Sport Sinop
- Full name: Clube Sport Sinop
- Nickname: Fera do Norte
- Founded: 12 April 2021; 4 years ago
- Stadium: Gigante do Norte
- Capacity: 13,000
- Chairman: Valdecir Augusto Birtche
- Manager: Elton Mota
- League: Campeonato Mato-Grossense
- 2025: 8th of 9
| Home colours | Away colours |

= Clube Sport Sinop =

Brazilian football club

Clube Sport Sinop is a Brazilian football club based in Sinop, Mato Grosso. The team colors are yellow, black and white.
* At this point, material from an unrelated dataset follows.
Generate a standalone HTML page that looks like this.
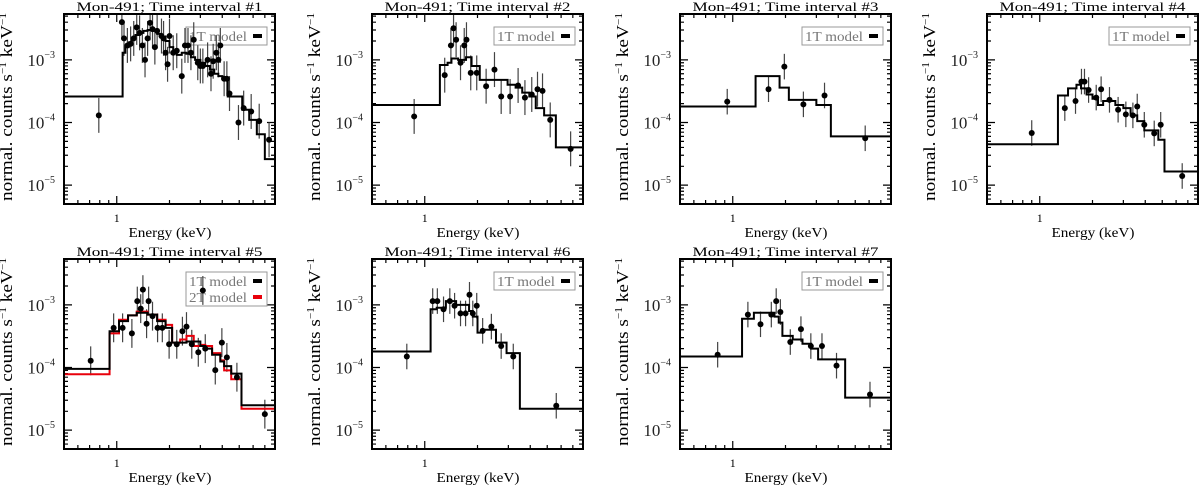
<!DOCTYPE html>
<html><head><meta charset="utf-8">
<style>
html,body{margin:0;padding:0;background:#fff;}
svg{display:block;}
text{font-family:"Liberation Serif",serif;}
</style></head>
<body>
<svg id="fig" width="1200" height="489" viewBox="0 0 1200 489" xmlns="http://www.w3.org/2000/svg"></svg>
<script>
// ---------- data ----------
const panelTitles = ["Mon-491; Time interval #1","Mon-491; Time interval #2","Mon-491; Time interval #3","Mon-491; Time interval #4","Mon-491; Time interval #5","Mon-491; Time interval #6","Mon-491; Time interval #7"];
const yTicks = [-5,-4,-3];
const yTickLabels = ["10","10","10"];
const xRange = [0.5, 8];
const yRange = [5e-6, 5.4e-3];

// panel 1
const p1E = [0.79,1.07,1.1,1.15,1.2,1.25,1.3,1.35,1.4,1.45,1.5,1.55,1.6,1.65,1.7,1.8,1.85,1.9,1.95,2.0,2.1,2.2,2.35,2.45,2.55,2.65,2.75,2.9,3.0,3.1,3.3,3.45,3.55,3.7,3.8,3.9,4.1,4.25,4.4,4.95,5.3,5.85,6.5,7.4];
const p1V = [1.3e-4,4e-3,2.2e-3,1.7e-3,1.8e-3,2.2e-3,3.3e-3,2.7e-3,1.7e-3,1e-3,2.2e-3,3.9e-3,3.1e-3,1.6e-3,2.9e-3,2.4e-3,2.2e-3,1.3e-3,8.5e-4,2.4e-3,1.3e-3,1.4e-3,5.5e-4,1.7e-3,1.7e-3,1.3e-3,2.1e-3,9e-4,8e-4,8e-4,1e-3,6e-4,9.5e-4,1.3e-3,1e-3,1.7e-3,5e-4,5e-4,2.9e-4,1e-4,1.7e-4,1.5e-4,1.05e-4,5.3e-5];
const p1ModelEdges = [0.5,1.08,1.12,1.17,1.22,1.28,1.35,1.42,1.5,1.6,1.7,1.8,1.9,2.0,2.1,2.2,2.35,2.5,2.65,2.8,3.0,3.2,3.4,3.6,3.8,4.0,4.3,5.2,5.7,6.3,7.0,8];
const p1ModelV = [2.6e-4,1.3e-3,1.6e-3,1.9e-3,2.2e-3,2.5e-3,2.7e-3,2.9e-3,3.0e-3,2.9e-3,2.6e-3,2.3e-3,2.0e-3,1.6e-3,1.3e-3,1.2e-3,1.3e-3,1.25e-3,1.1e-3,1.0e-3,9e-4,8e-4,7e-4,6e-4,5.5e-4,5e-4,2.6e-4,1.6e-4,1.1e-4,6.5e-5,2.6e-5];

// panel 2
const p2E = [0.87,1.3,1.41,1.46,1.51,1.6,1.68,1.73,1.83,1.98,2.24,2.5,2.73,3.07,3.41,3.73,4.08,4.4,4.7,5.2,6.8];
const p2V = [1.25e-4,5.7e-4,1.7e-3,3.2e-3,2.1e-3,9e-4,1.7e-3,2.1e-3,6.2e-4,6.2e-4,3.8e-4,7e-4,2.6e-4,2.6e-4,3.9e-4,2.5e-4,2.8e-4,3.4e-4,3.2e-4,1.1e-4,3.8e-5];
const p2ModelEdges = [0.5,1.22,1.35,1.42,1.55,1.72,1.85,2.06,2.6,2.97,3.3,3.6,3.95,4.3,4.8,5.6,8];
const p2ModelV = [1.9e-4,8.3e-4,9e-4,1.05e-3,1e-3,1.1e-3,8e-4,4.8e-4,4.8e-4,4e-4,3.6e-4,3e-4,2.6e-4,1.7e-4,1.3e-4,4e-5];

// panel 3
const p3E = [0.93,1.6,1.97,2.53,3.34,5.7];
const p3V = [2.15e-4,3.4e-4,7.8e-4,1.95e-4,2.7e-4,5.6e-5];
const p3ModelEdges = [0.5,1.35,1.85,2.09,3.0,3.63,8];
const p3ModelV = [1.8e-4,5.5e-4,3.6e-4,2.3e-4,1.9e-4,6e-5];

// panel 4
const p4E = [0.9,1.39,1.6,1.73,1.8,1.9,2.1,2.24,2.5,2.8,3.1,3.4,3.6,3.95,4.5,4.9,6.5];
const p4V = [6.8e-5,1.7e-4,2.2e-4,4.5e-4,4.5e-4,3.3e-4,2.5e-4,3.4e-4,2.3e-4,1.6e-4,1.35e-4,1.3e-4,1.8e-4,9.2e-5,6.7e-5,9.2e-5,1.4e-5];
const p4ModelEdges = [0.5,1.27,1.45,1.62,1.72,1.85,2.0,2.15,2.3,2.7,3.0,3.3,3.6,3.95,4.4,4.75,5.15,8];
const p4ModelV = [4.5e-5,2.7e-4,3.5e-4,4e-4,3.5e-4,2.8e-4,2.4e-4,1.9e-4,2.2e-4,1.9e-4,1.7e-4,1.3e-4,1.05e-4,7.5e-5,7.5e-5,5.3e-5,1.65e-5];

// panel 5
const p5E = [0.71,0.96,1.08,1.22,1.31,1.37,1.41,1.48,1.52,1.6,1.71,1.82,1.99,2.2,2.37,2.5,2.68,2.92,3.1,3.2,3.65,3.98,4.25,4.85,7.0];
const p5V = [1.28e-4,4.3e-4,4.3e-4,3.5e-4,1.15e-3,8.7e-4,1.75e-3,5e-4,1.15e-3,6.6e-4,4.3e-4,4.3e-4,2.35e-4,2.35e-4,3.8e-4,4.5e-4,2.35e-4,1.75e-4,1.7e-3,2e-4,9.1e-5,2.5e-4,1.45e-4,7e-5,1.8e-5];
const p5ModelEdges = [0.5,0.91,1.03,1.16,1.3,1.5,1.7,1.9,2.07,2.3,2.5,2.75,3.0,3.2,3.5,3.9,4.1,4.5,5.15,8];
const p5Model1T = [9.5e-5,3.8e-4,5.5e-4,6.8e-4,7.5e-4,7e-4,5.5e-4,4.3e-4,2.5e-4,2.5e-4,2.6e-4,2.6e-4,2.2e-4,2e-4,1.6e-4,1.25e-4,1.05e-4,8e-5,2.5e-5];
const p5Model2T = [7.8e-5,3.5e-4,5.8e-4,6.8e-4,7.8e-4,7e-4,5.8e-4,4.8e-4,2.5e-4,2.8e-4,3.2e-4,2.2e-4,2.3e-4,2.2e-4,1.7e-4,1.3e-4,9e-5,6.5e-5,2.2e-5];

// panel 6
const p6E = [0.79,1.11,1.18,1.28,1.39,1.48,1.6,1.71,1.8,1.88,1.98,2.14,2.4,2.73,3.2,5.63];
const p6V = [1.5e-4,1.15e-3,1.15e-3,8.5e-4,1.15e-3,9.7e-4,7.3e-4,7.3e-4,1.45e-3,7.3e-4,9.7e-4,3.85e-4,4.5e-4,2.2e-4,1.5e-4,2.45e-5];
const p6ModelEdges = [0.5,1.08,1.17,1.32,1.51,1.79,1.88,2.0,2.15,2.55,2.93,3.49,8];
const p6ModelV = [1.8e-4,8.5e-4,9e-4,1.15e-3,1e-3,8e-4,6.5e-4,3.6e-4,4e-4,2.5e-4,1.7e-4,2.2e-5];

// panel 7
const p7E = [0.82,1.22,1.44,1.66,1.77,1.87,2.13,2.45,2.79,3.23,3.91,6.07];
const p7V = [1.6e-4,7e-4,4.9e-4,7e-4,1.15e-3,7.7e-4,2.55e-4,4.1e-4,2.2e-4,2.2e-4,1.07e-4,3.7e-5];
const p7ModelEdges = [0.5,1.13,1.32,1.73,1.83,1.92,2.2,2.5,2.8,3.07,4.38,8];
const p7ModelV = [1.5e-4,6e-4,7.5e-4,6.5e-4,5.2e-4,3.2e-4,2.8e-4,2.4e-4,2e-4,1.35e-4,3.3e-5];

// error bar factors (multiplicative half-widths) per panel
const errFactors = [1.9, 1.9, 1.6, 1.6, 1.7, 1.6, 1.6];

// ---------- drawing ----------
const NS = "http://www.w3.org/2000/svg";
const svg = document.getElementById("fig");
const W = 211, H = 190;
const frames = [[64,14],[372,14],[680,14],[987,14],[64,259],[372,259],[680,259]];
const datasets = [
  {E:p1E,V:p1V,models:[{edges:p1ModelEdges,v:p1ModelV,c:"#000",n:"1T"}]},
  {E:p2E,V:p2V,models:[{edges:p2ModelEdges,v:p2ModelV,c:"#000",n:"1T"}]},
  {E:p3E,V:p3V,models:[{edges:p3ModelEdges,v:p3ModelV,c:"#000",n:"1T"}]},
  {E:p4E,V:p4V,models:[{edges:p4ModelEdges,v:p4ModelV,c:"#000",n:"1T"}]},
  {E:p5E,V:p5V,models:[{edges:p5ModelEdges,v:p5Model2T,c:"#e8000b",n:"2T"},{edges:p5ModelEdges,v:p5Model1T,c:"#000",n:"1T"}]},
  {E:p6E,V:p6V,models:[{edges:p6ModelEdges,v:p6ModelV,c:"#000",n:"1T"}]},
  {E:p7E,V:p7V,models:[{edges:p7ModelEdges,v:p7ModelV,c:"#000",n:"1T"}]}
];
function el(tag, attrs, parent){
  const e = document.createElementNS(NS, tag);
  for (const k in attrs) e.setAttribute(k, attrs[k]);
  (parent||svg).appendChild(e);
  return e;
}
function makeX(L){ const a=Math.log10(xRange[0]), b=Math.log10(xRange[1]); return E => L + (Math.log10(E)-a)/(b-a)*W; }
function makeY(T){ const a=Math.log10(yRange[0]), b=Math.log10(yRange[1]); return v => T + (b-Math.log10(v))/(b-a)*H; }

datasets.forEach((d, i) => {
  const [L, T] = frames[i];
  const X = makeX(L), Y = makeY(T);
  const g = el("g", {});
  
  
  const clipId = "clip"+i;
  const cp = el("clipPath", {id: clipId}, g);
  el("rect", {x:L, y:T, width:W, height:H}, cp);

  // title
  const t = el("text", {x:L+W/2-93, y:T-3, "font-size":"12.5", textLength:"186", lengthAdjust:"spacingAndGlyphs"}, g);
  t.textContent = panelTitles[i];
  
  

  // y label
  const yl = el("text", {x:-94, y:0, "font-size":"17", textLength:"188", lengthAdjust:"spacingAndGlyphs", transform:`translate(${L-52},${T+H/2-2}) rotate(-90)`}, g);
  yl.innerHTML = 'normal. counts s<tspan dy="-6" font-size="10">−1</tspan><tspan dy="6"> keV</tspan><tspan dy="-6" font-size="10">−1</tspan>';
  
  

  // x label
  const xl = el("text", {x:L+W/2-41, y:T+H+33, "font-size":"14", textLength:"83", lengthAdjust:"spacingAndGlyphs"}, g);
  xl.textContent = "Energy (keV)";
  
  

  // x tick label
  const x1 = el("text", {x:X(1), y:T+H+18, "text-anchor":"middle", "font-size":"12"}, g);
  x1.textContent = "1";
  
  

  // y ticks & labels
  yTicks.forEach((p, k) => {
    const yy = Y(Math.pow(10,p));
    const lb = el("text", {x:L-9, y:yy+6, "text-anchor":"end", "font-size":"17", fill:"#222"}, g);
    lb.innerHTML = yTickLabels[k] + '<tspan dy="-8" font-size="10">−' + (-p) + '</tspan>';
    
    
  });
  let tk = "";
  for (let p=-6; p<=-2; p++) for (let m=1; m<10; m++){
    const v = m*Math.pow(10,p);
    if (v < yRange[0] || v > yRange[1]) continue;
    const yy = Y(v), len = m===1?8:4;
    tk += `M${L},${yy}h${len}M${L+W},${yy}h${-len}`;
  }
  [0.6,0.7,0.8,0.9,1,2,3,4,5,6,7].forEach(E => {
    const xx = X(E), len = E===1?8:4;
    tk += `M${xx},${T+H}v${-len}M${xx},${T}v${len}`;
  });
  const ticks = el("path", {d:tk, stroke:"#000", "stroke-width":1.2, fill:"none"}, g);
  
  

  // legend
  const names = d.models.length===2 ? [["1T model","#000"],["2T model","#e8000b"]] : [["1T model","#000"]];
  const lg = el("g", {}, g);
  
  
  el("rect", {x:L+W-89, y:T+13, width:81, height:names.length*16+2, fill:"none", stroke:"#999", "stroke-width":1}, lg);
  names.forEach((n, k) => {
    const lt = el("text", {x:L+W-86, y:T+27+k*16, "font-size":"14", fill:"#777", textLength:"58", lengthAdjust:"spacingAndGlyphs"}, lg);
    lt.textContent = n[0];
    
    
    el("rect", {x:L+W-22, y:T+20+k*16, width:9, height:4, fill:n[1]}, lg);
  });

  const inner = el("g", {"clip-path":`url(#${clipId})`}, g);

  // error bars
  const f = errFactors[i];
  d.E.forEach((E, k) => {
    const v = d.V[k];
    const eb = el("line", {x1:X(E), x2:X(E), y1:Y(v*f), y2:Y(v/f), stroke:"#444", "stroke-width":1.2}, inner);
    
    
  });
  // models
  d.models.forEach(m => {
    let pth = "";
    m.v.forEach((v, k) => {
      const x0 = X(m.edges[k]), x1 = X(m.edges[k+1]), y = Y(v);
      pth += (k===0 ? `M${x0},${y}` : `L${x0},${y}`) + `L${x1},${y}`;
    });
    const mp = el("path", {d:pth, stroke:m.c, "stroke-width":2, fill:"none"}, inner);
    
    
  });
  // points
  d.E.forEach((E, k) => {
    const pt = el("circle", {cx:X(E), cy:Y(d.V[k]), r:3, fill:"#000"}, inner);
    
    
  });

  // frame
  const fr = el("rect", {x:L, y:T, width:W, height:H, fill:"none", stroke:"#000", "stroke-width":2}, g);
  
  
});
</script>
</body></html>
The club plays its games at the Gigante do Norte stadium with a capacity of 13,000.

== History ==
Sport Sinop was founded on 12 April 2021.

The same year, they entered the Campeonato Mato-Grosso Second Division which they won and were promoted to the Campeonato Mato-Grossense.

In their first season in the Campeonato Mato-Grossense, they finished in 5th place, which has been their highest finish ever. The next season, Sport Sinop finished bottom of the Campeonato Mato-Grossense, suffering relegation.

They secured promotion after finishing 2nd in the Mato-Grossense Second Division, only losing in the final to Cáceres.